Imagine the profit made by some capitalists because of the persecution of undocumented immigrants. If you are an "illegal" farmworker, who do you complain to when you get cheated and underpaid? Do you dare file for workman's compensation when you get hurt in the factory? Can you file for unemployment when you are laid off? What do you risk if you complain or strike?

The latest Republican Party platform proposes new ways for expanding the status of "illegal": Their platform calls for amending the U.S. Constitution, so that the children of undocumented immigrants will no longer become U.S. citizens. This is a move toward hereditary criminalization--to create a section of society, including many people born within U.S. borders, who would be permanently denied the legal rights granted to everyone else. It reminds us of Nazi racial laws and the multi-tiered distinctions of apartheid.

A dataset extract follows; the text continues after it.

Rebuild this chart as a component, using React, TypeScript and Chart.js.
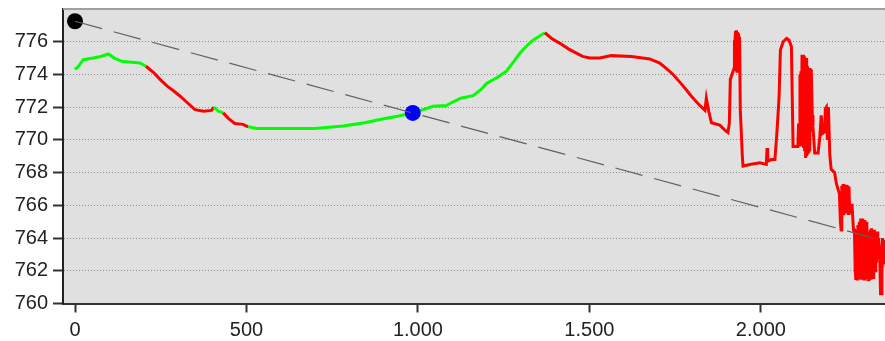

Just because this system, its Congress and legislature creates their standards and declares people "illegal"--why should these laws be accepted by the rest of us? We need our own standards based on a broad view of the world and a desire to oppose oppression. La Resistencia says: "Being an immigrant is not a crime. Human life is more important than laws."

It is not criminal for poor people to cross some border to survive. And it is criminal when uniformed agents pursue, brutalize, and rape the immigrants. It is criminal when people are exploited--and forced to live with a constant feeling of persecution and danger.

Is it wrong to break unjust laws? As Bob Dylan once said, "Sometimes to be honest, you must live outside the law." And in times like these--to be honest you must take a stand with the persecuted. "We are all illegals! Todos somos ilegales!"

This Is About
the Future

Dig at the arguments of anti-immigrant forces, and their basic rap boils down to this: "If we don't stop the immigrants from entering, the U.S. will be changed forever." They think that's horrible. But we say "What's wrong with that?!"

The struggle over the border is a part of a larger struggle over the future--what kind of future, what kind of future society will be created out of the present. And clearly major changes are long overdue.